2.1 Famille – perception 

Dans la configuration "famille-perception", le sujet organise sa représentation graphique autour du critère de "proximité" ou sensation-perception. La proximité est soit géographique - toutes les personnes qui habitent auprès de chez moi - soit affective - toutes les personnes que j’aime, que je fréquente régulièrement – soit une superposition des deux critères de proximité. Le graphisme n’est pas ordonné selon deux axes, filiatif et consanguin. L’agencement des différents membres de la famille sur l’espace–feuille n’indique aucunement le mode de relations interpersonnelles – de filiation, d’alliance ou de fraternité - entretenu entre deux membres de la famille. Le modèle est celui d’un listing dont l’organisation échappe au premier abord. La représentation évite toute zone de conflit intrafamilial ou de différenciation.

L’ organisation du schéma de Lamzi s’ancre dans la proximité affective de chacun des membres constituant son schéma. Les regroupements sont établis selon une double logique, temporelle et affective : les liens les plus anciens, ses grands-parents, sont assemblés aux liens de consanguinité les plus proches : sa fratrie, le cousinage et les similitudes historiques, ses sœurs adoptives et leur famille constituent un second groupe et pour finir sa famille en devenir, sa conjointe. La génération de ses parents qui l’ont abandonné est forclose. A la mort de la grand-mère toute-puissante, la horde fraternelle retourne au cannibalisme. Lamzi risque de se faire dévorer dans sa qualité de double de l’objet totalitaire.

Lamzi, au cours des entretiens, ne révèle pas de troubles graves de la personnalité. L’inscription d’une famille secondaire, à droite du graphique fonderait quelques espoirs quant à son avenir. Cette configuration d’une famille–perception tente une organisation qui n’aboutit pas. Certains éléments empêchent de penser le rapport des membres de la famille entre eux : les enfants de ses cousines devant lesquels Lamzi hésite sur la légitimité de leur inscription…

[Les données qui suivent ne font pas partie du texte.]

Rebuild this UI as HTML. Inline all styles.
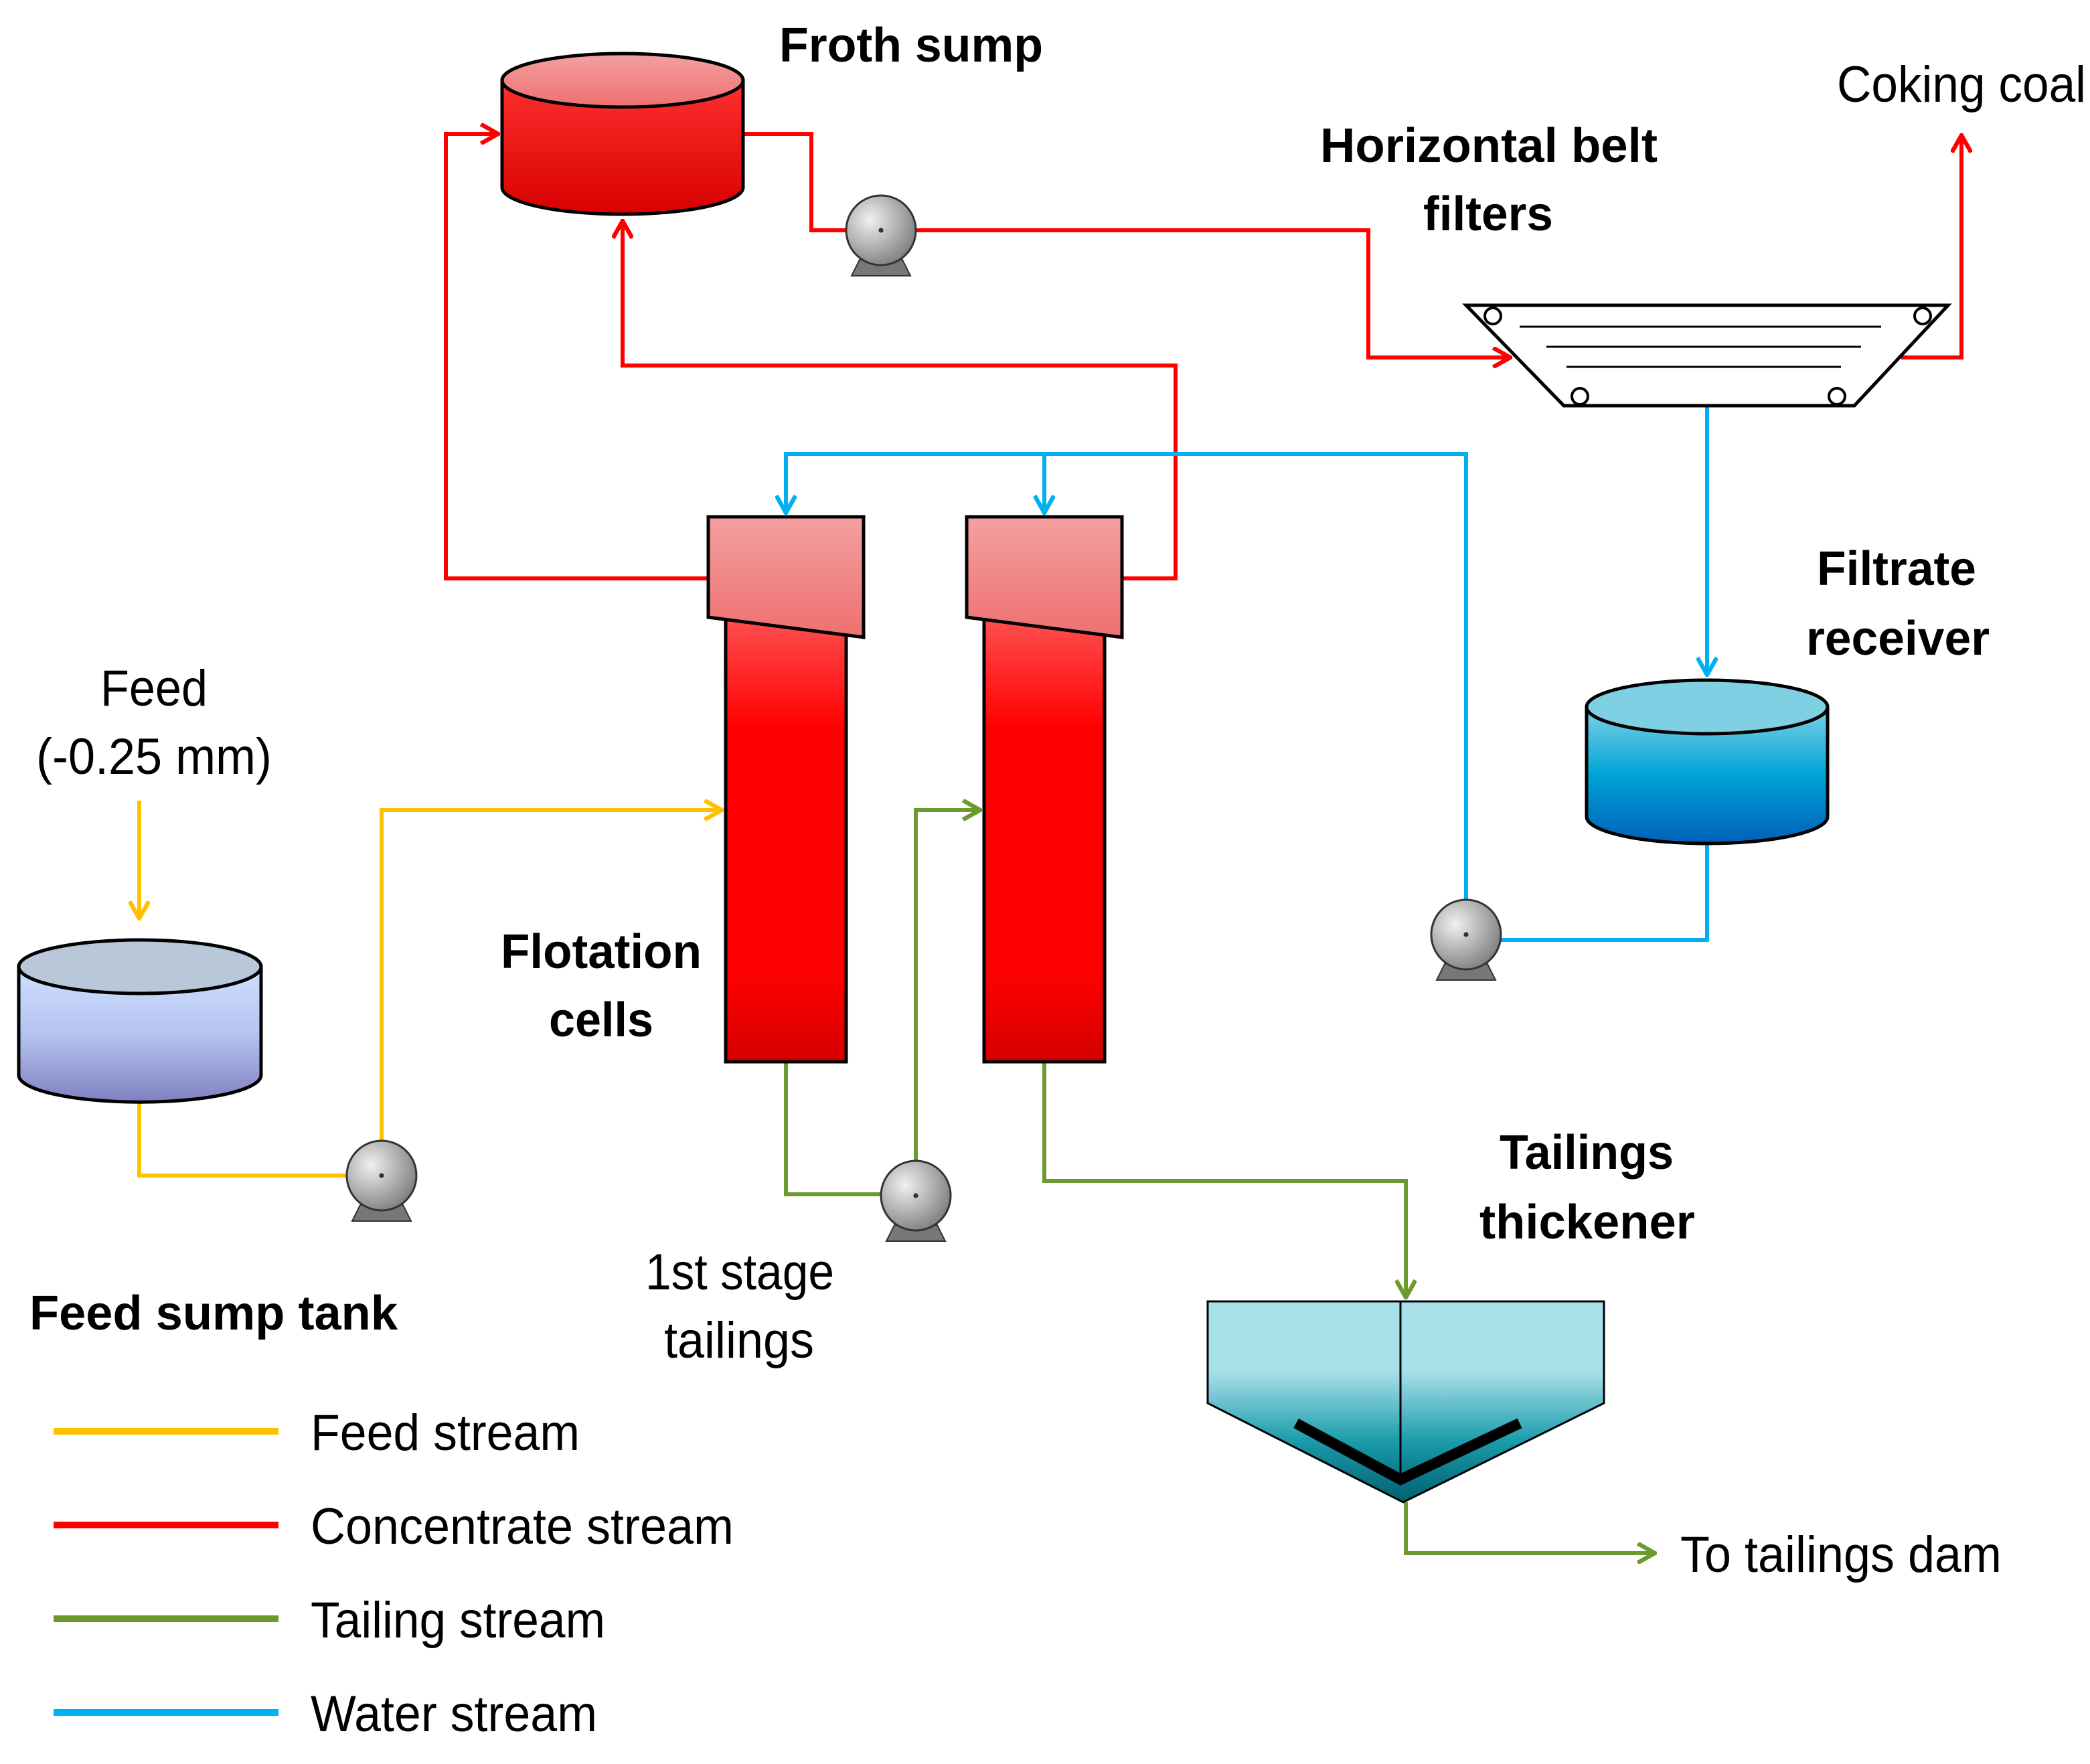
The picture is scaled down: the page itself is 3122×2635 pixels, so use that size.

Michel établit une unique liste de noms. Les membres sont ordonnés de la famille nucléaire à la famille partageant le même terrain. Aucune différenciation ou regroupement n’est tenté. Michel ne se note pas mais toute l’organisation familiale gravite autour de lui, il en est le pivot égocentrique : il écrit mon père, ma mère, ma tante…

La famille de Tair présente une confusion des générations. L’ordre s’établit du plus grand au plus petit ou du plus fort au plus faible. Aucun élément nous permet de mesurer où se situe les différenciations entre les membres de la famille. Hors la toute puissance de l’objet primaire, l’autre apparaît menaçant.

Dans cette configuration, nous assistons à un écrasement des générations et à la non-différenciation des sexes. L’autre est perçu dans le lien anaclitique, de co-étayage indifférencié.

Prime au sein de cette configuration le travail de l’originaire avec ses figures du double, de complémentarité et d’autoengendrement du monde.

La figure de la confusion ou forme de l’agrégat familial décrite par P. Roman, s’organise "autour d’un déni de l’altérité…, déni qui vise à protéger l’enveloppe psychique, en ce qu’elle contient et organise l’ensemble des enveloppes individuelles, des effets schizoides et/ou paranoides de la rencontre avec l’objet".

P. Roman souligne que le modèle de co-étayage indifférencié qualifie le mode de relation d’objet au sein du groupe-famille. L’agrégat familial est patent dans la représentation graphique "famille–perception".

Aucune sortie n’y est envisagée, le magma régnant ne permet ni de structurer l’appareil psychique, encore moins une ouverture vers le social.

La question du meurtre est latente et ne peut y être traitée. Le meurtre n’est pas meurtre de l’autre mais destructivité de la partie complémentaire créée par soi. Le sentiment de protection par le groupe familial est précaire. La mort de la grand-mère de Lamzi détruit les liens entre les membres, voire les sujets eux-mêmes. La fragilité du groupe interne par le fantasme de dévoration n’offre pas de lieu réceptacle de la pulsion d’autoconservation, tout comme pour Michel qui se réfugie dans sa voiture, et qui n’y trouve que du danger.

Le sujet se vit sous la menace permanente d’un retour au chaos.